To do: Skip the pictures and repeat each line of the data exactly.

Provided data:

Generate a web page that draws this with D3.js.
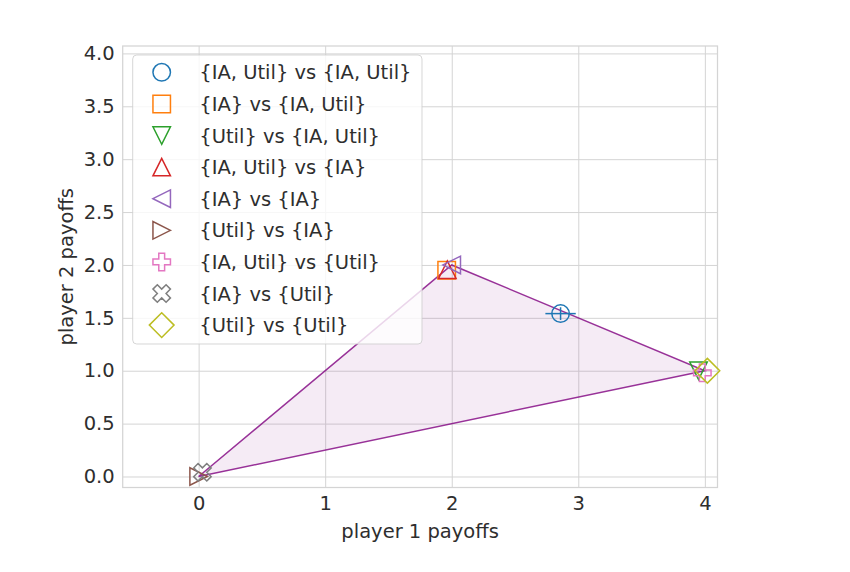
<!DOCTYPE html>
<html>
<head>
<meta charset="utf-8">
<script src="https://cdn.jsdelivr.net/npm/d3@7"></script>
<style>
  html, body { margin: 0; padding: 0; background: #fff; }
  svg { display: block; }
  text { font-family: "DejaVu Sans", sans-serif; }
</style>
</head>
<body>
<svg id="chart" width="850" height="572"></svg>
<script>
// ---- data ----
const seriesLabels = [
  "{IA, Util} vs {IA, Util}",
  "{IA} vs {IA, Util}",
  "{Util} vs {IA, Util}",
  "{IA, Util} vs {IA}",
  "{IA} vs {IA}",
  "{Util} vs {IA}",
  "{IA, Util} vs {Util}",
  "{IA} vs {Util}",
  "{Util} vs {Util}"
];
const player1 = [2.86, 1.96, 3.95, 1.965, 2.00, 0.00, 3.98, 0.03, 4.02];
const player2 = [1.54, 1.95, 1.00, 1.955, 2.00, 0.00, 0.98, 0.04, 1.00];
const player1Err = [0.12, 0, 0, 0, 0, 0, 0, 0, 0];
const player2Err = [0.06, 0, 0, 0, 0, 0, 0, 0, 0];
const seriesColors = ["#1f77b4", "#ff7f0e", "#2ca02c", "#d62728", "#9467bd",
                      "#8c564b", "#e377c2", "#7f7f7f", "#bcbd22"];
const seriesMarkers = ["o", "s", "v", "^", "<", ">", "P", "X", "D"];
const hullX = [0, 2, 4, 0];
const hullY = [0, 2, 1, 0];
const xTicks = [0, 1, 2, 3, 4];
const yTicks = [0, 0.5, 1, 1.5, 2, 2.5, 3, 3.5, 4];
const xTitle = "player 1 payoffs";
const yTitle = "player 2 payoffs";

// ---- layout ----
const W = 850, H = 572;
const L = 122.7, R = 717.5, T = 46, B = 487.5;
const FS = 19.5;
const textColor = "#2e2e2e";
const gridColor = "#d4d4d4";

const x = d3.scaleLinear().domain([-0.6, 4.1]).range([L, R]);
const y = d3.scaleLinear().domain([-0.104, 4.07]).range([B, T]);

const svg = d3.select("#chart");

// grid
const grid = svg.append("g");
grid.append("g").attr("transform", `translate(0,${B})`)
  .call(d3.axisBottom(x).tickValues(xTicks).tickSize(-(B - T)).tickFormat(""))
  .call(g => g.select(".domain").remove())
  .call(g => g.selectAll("line").attr("stroke", gridColor).attr("stroke-width", 1));
grid.append("g").attr("transform", `translate(${L},0)`)
  .call(d3.axisLeft(y).tickValues(yTicks).tickSize(-(R - L)).tickFormat(""))
  .call(g => g.select(".domain").remove())
  .call(g => g.selectAll("line").attr("stroke", gridColor).attr("stroke-width", 1));

// frame
svg.append("rect").attr("x", L).attr("y", T).attr("width", R - L).attr("height", B - T)
  .attr("fill", "none").attr("stroke", gridColor).attr("stroke-width", 1.25);

// tick labels
svg.append("g").attr("transform", `translate(0,${B})`)
  .call(d3.axisBottom(x).tickValues(xTicks).tickSize(0).tickPadding(9).tickFormat(d3.format("d")))
  .call(g => g.select(".domain").remove())
  .call(g => g.selectAll("text").attr("font-size", FS).attr("fill", textColor)
    .attr("font-family", "DejaVu Sans"));
svg.append("g").attr("transform", `translate(${L},0)`)
  .call(d3.axisLeft(y).tickValues(yTicks).tickSize(0).tickPadding(8).tickFormat(d3.format(".1f")))
  .call(g => g.select(".domain").remove())
  .call(g => g.selectAll("text").attr("font-size", FS).attr("fill", textColor)
    .attr("font-family", "DejaVu Sans"));

// axis titles
svg.append("text").attr("x", (L + R) / 2).attr("y", 538)
  .attr("text-anchor", "middle").attr("font-size", FS).attr("fill", textColor).text(xTitle);
svg.append("text").attr("transform", `translate(73,${(T + B) / 2}) rotate(-90)`)
  .attr("text-anchor", "middle").attr("font-size", FS).attr("fill", textColor).text(yTitle);

// hull polygon
const hullPts = hullX.map((d, i) => [x(d), y(hullY[i])]);
svg.append("path").attr("d", d3.line()(hullPts) + "Z")
  .attr("fill", "purple").attr("fill-opacity", 0.08)
  .attr("stroke", "purple").attr("stroke-opacity", 0.8).attr("stroke-width", 1.5);

// markers
const S = 17.5;
function markerPath(m, s) {
  const h = s / 2;
  const poly = pts => "M" + pts.map(p => p[0].toFixed(2) + "," + p[1].toFixed(2)).join("L") + "Z";
  switch (m) {
    case "o": return `M${h},0A${h},${h} 0 1,1 ${-h},0A${h},${h} 0 1,1 ${h},0Z`;
    case "s": return poly([[-h, -h], [h, -h], [h, h], [-h, h]]);
    case "^": return poly([[0, -h], [-h, h], [h, h]]);
    case "v": return poly([[0, h], [-h, -h], [h, -h]]);
    case "<": return poly([[-h, 0], [h, -h], [h, h]]);
    case ">": return poly([[h, 0], [-h, -h], [-h, h]]);
    case "P": {
      const v = [[-1, -3], [1, -3], [1, -1], [3, -1], [3, 1], [1, 1], [1, 3], [-1, 3], [-1, 1], [-3, 1], [-3, -1], [-1, -1]];
      return poly(v.map(p => [p[0] / 6 * s, p[1] / 6 * s]));
    }
    case "X": {
      const v = [[-1, -2], [0, -1], [1, -2], [2, -1], [1, 0], [2, 1], [1, 2], [0, 1], [-1, 2], [-2, 1], [-1, 0], [-2, -1]];
      return poly(v.map(p => [p[0] / 4 * s, p[1] / 4 * s]));
    }
    case "D": {
      const d = s * Math.SQRT1_2;
      return poly([[0, -d], [d, 0], [0, d], [-d, 0]]);
    }
  }
}

const pts = svg.append("g");
seriesLabels.forEach((lab, i) => {
  const g = pts.append("g").attr("stroke", seriesColors[i]).attr("fill", "none");
  const cx = x(player1[i]), cy = y(player2[i]);
  if (player1Err[i] > 0) {
    g.append("line").attr("x1", x(player1[i] - player1Err[i])).attr("x2", x(player1[i] + player1Err[i]))
      .attr("y1", cy).attr("y2", cy).attr("stroke-width", 1.5);
  }
  if (player2Err[i] > 0) {
    g.append("line").attr("y1", y(player2[i] - player2Err[i])).attr("y2", y(player2[i] + player2Err[i]))
      .attr("x1", cx).attr("x2", cx).attr("stroke-width", 1.5);
  }
  g.append("path").attr("d", markerPath(seriesMarkers[i], S))
    .attr("transform", `translate(${cx},${cy})`).attr("stroke-width", 1.5);
});

// legend
const lg = svg.append("g");
lg.append("rect").attr("x", 132.7).attr("y", 55).attr("width", 289.3).attr("height", 289)
  .attr("rx", 4).attr("fill", "#fff").attr("fill-opacity", 0.8)
  .attr("stroke", "#cccccc").attr("stroke-opacity", 0.8).attr("stroke-width", 1);
const rowY0 = 72.3, rowStep = 31.6;
seriesLabels.forEach((lab, i) => {
  const ry = rowY0 + i * rowStep;
  lg.append("path").attr("d", markerPath(seriesMarkers[i], S))
    .attr("transform", `translate(161.7,${ry})`)
    .attr("fill", "none").attr("stroke", seriesColors[i]).attr("stroke-width", 1.5);
  lg.append("text").attr("x", 199.3).attr("y", ry).attr("dy", "0.36em")
    .attr("font-size", FS).attr("fill", textColor).text(lab);
});
</script>
</body>
</html>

Solution for this task:
Generate a web page that draws this with D3.js.
<!DOCTYPE html>
<html>
<head>
<meta charset="utf-8">
<script src="https://cdn.jsdelivr.net/npm/d3@7"></script>
<style>
  html, body { margin: 0; padding: 0; background: #fff; }
  svg { display: block; }
  text { font-family: "DejaVu Sans", sans-serif; }
</style>
</head>
<body>
<svg id="chart" width="850" height="572"></svg>
<script>
// ---- data ----
const seriesLabels = [
  "{IA, Util} vs {IA, Util}",
  "{IA} vs {IA, Util}",
  "{Util} vs {IA, Util}",
  "{IA, Util} vs {IA}",
  "{IA} vs {IA}",
  "{Util} vs {IA}",
  "{IA, Util} vs {Util}",
  "{IA} vs {Util}",
  "{Util} vs {Util}"
];
const player1 = [2.86, 1.96, 3.95, 1.965, 2.00, 0.00, 3.98, 0.03, 4.02];
const player2 = [1.54, 1.95, 1.00, 1.955, 2.00, 0.00, 0.98, 0.04, 1.00];
const player1Err = [0.12, 0, 0, 0, 0, 0, 0, 0, 0];
const player2Err = [0.06, 0, 0, 0, 0, 0, 0, 0, 0];
const seriesColors = ["#1f77b4", "#ff7f0e", "#2ca02c", "#d62728", "#9467bd",
                      "#8c564b", "#e377c2", "#7f7f7f", "#bcbd22"];
const seriesMarkers = ["o", "s", "v", "^", "<", ">", "P", "X", "D"];
const hullX = [0, 2, 4, 0];
const hullY = [0, 2, 1, 0];
const xTicks = [0, 1, 2, 3, 4];
const yTicks = [0, 0.5, 1, 1.5, 2, 2.5, 3, 3.5, 4];
const xTitle = "player 1 payoffs";
const yTitle = "player 2 payoffs";

// ---- layout ----
const W = 850, H = 572;
const L = 122.7, R = 717.5, T = 46, B = 487.5;
const FS = 19.5;
const textColor = "#2e2e2e";
const gridColor = "#d4d4d4";

const x = d3.scaleLinear().domain([-0.6, 4.1]).range([L, R]);
const y = d3.scaleLinear().domain([-0.104, 4.07]).range([B, T]);

const svg = d3.select("#chart");

// grid
const grid = svg.append("g");
grid.append("g").attr("transform", `translate(0,${B})`)
  .call(d3.axisBottom(x).tickValues(xTicks).tickSize(-(B - T)).tickFormat(""))
  .call(g => g.select(".domain").remove())
  .call(g => g.selectAll("line").attr("stroke", gridColor).attr("stroke-width", 1));
grid.append("g").attr("transform", `translate(${L},0)`)
  .call(d3.axisLeft(y).tickValues(yTicks).tickSize(-(R - L)).tickFormat(""))
  .call(g => g.select(".domain").remove())
  .call(g => g.selectAll("line").attr("stroke", gridColor).attr("stroke-width", 1));

// frame
svg.append("rect").attr("x", L).attr("y", T).attr("width", R - L).attr("height", B - T)
  .attr("fill", "none").attr("stroke", gridColor).attr("stroke-width", 1.25);

// tick labels
svg.append("g").attr("transform", `translate(0,${B})`)
  .call(d3.axisBottom(x).tickValues(xTicks).tickSize(0).tickPadding(9).tickFormat(d3.format("d")))
  .call(g => g.select(".domain").remove())
  .call(g => g.selectAll("text").attr("font-size", FS).attr("fill", textColor)
    .attr("font-family", "DejaVu Sans"));
svg.append("g").attr("transform", `translate(${L},0)`)
  .call(d3.axisLeft(y).tickValues(yTicks).tickSize(0).tickPadding(8).tickFormat(d3.format(".1f")))
  .call(g => g.select(".domain").remove())
  .call(g => g.selectAll("text").attr("font-size", FS).attr("fill", textColor)
    .attr("font-family", "DejaVu Sans"));

// axis titles
svg.append("text").attr("x", (L + R) / 2).attr("y", 538)
  .attr("text-anchor", "middle").attr("font-size", FS).attr("fill", textColor).text(xTitle);
svg.append("text").attr("transform", `translate(73,${(T + B) / 2}) rotate(-90)`)
  .attr("text-anchor", "middle").attr("font-size", FS).attr("fill", textColor).text(yTitle);

// hull polygon
const hullPts = hullX.map((d, i) => [x(d), y(hullY[i])]);
svg.append("path").attr("d", d3.line()(hullPts) + "Z")
  .attr("fill", "purple").attr("fill-opacity", 0.08)
  .attr("stroke", "purple").attr("stroke-opacity", 0.8).attr("stroke-width", 1.5);

// markers
const S = 17.5;
function markerPath(m, s) {
  const h = s / 2;
  const poly = pts => "M" + pts.map(p => p[0].toFixed(2) + "," + p[1].toFixed(2)).join("L") + "Z";
  switch (m) {
    case "o": return `M${h},0A${h},${h} 0 1,1 ${-h},0A${h},${h} 0 1,1 ${h},0Z`;
    case "s": return poly([[-h, -h], [h, -h], [h, h], [-h, h]]);
    case "^": return poly([[0, -h], [-h, h], [h, h]]);
    case "v": return poly([[0, h], [-h, -h], [h, -h]]);
    case "<": return poly([[-h, 0], [h, -h], [h, h]]);
    case ">": return poly([[h, 0], [-h, -h], [-h, h]]);
    case "P": {
      const v = [[-1, -3], [1, -3], [1, -1], [3, -1], [3, 1], [1, 1], [1, 3], [-1, 3], [-1, 1], [-3, 1], [-3, -1], [-1, -1]];
      return poly(v.map(p => [p[0] / 6 * s, p[1] / 6 * s]));
    }
    case "X": {
      const v = [[-1, -2], [0, -1], [1, -2], [2, -1], [1, 0], [2, 1], [1, 2], [0, 1], [-1, 2], [-2, 1], [-1, 0], [-2, -1]];
      return poly(v.map(p => [p[0] / 4 * s, p[1] / 4 * s]));
    }
    case "D": {
      const d = s * Math.SQRT1_2;
      return poly([[0, -d], [d, 0], [0, d], [-d, 0]]);
    }
  }
}

const pts = svg.append("g");
seriesLabels.forEach((lab, i) => {
  const g = pts.append("g").attr("stroke", seriesColors[i]).attr("fill", "none");
  const cx = x(player1[i]), cy = y(player2[i]);
  if (player1Err[i] > 0) {
    g.append("line").attr("x1", x(player1[i] - player1Err[i])).attr("x2", x(player1[i] + player1Err[i]))
      .attr("y1", cy).attr("y2", cy).attr("stroke-width", 1.5);
  }
  if (player2Err[i] > 0) {
    g.append("line").attr("y1", y(player2[i] - player2Err[i])).attr("y2", y(player2[i] + player2Err[i]))
      .attr("x1", cx).attr("x2", cx).attr("stroke-width", 1.5);
  }
  g.append("path").attr("d", markerPath(seriesMarkers[i], S))
    .attr("transform", `translate(${cx},${cy})`).attr("stroke-width", 1.5);
});

// legend
const lg = svg.append("g");
lg.append("rect").attr("x", 132.7).attr("y", 55).attr("width", 289.3).attr("height", 289)
  .attr("rx", 4).attr("fill", "#fff").attr("fill-opacity", 0.8)
  .attr("stroke", "#cccccc").attr("stroke-opacity", 0.8).attr("stroke-width", 1);
const rowY0 = 72.3, rowStep = 31.6;
seriesLabels.forEach((lab, i) => {
  const ry = rowY0 + i * rowStep;
  lg.append("path").attr("d", markerPath(seriesMarkers[i], S))
    .attr("transform", `translate(161.7,${ry})`)
    .attr("fill", "none").attr("stroke", seriesColors[i]).attr("stroke-width", 1.5);
  lg.append("text").attr("x", 199.3).attr("y", ry).attr("dy", "0.36em")
    .attr("font-size", FS).attr("fill", textColor).text(lab);
});
</script>
</body>
</html>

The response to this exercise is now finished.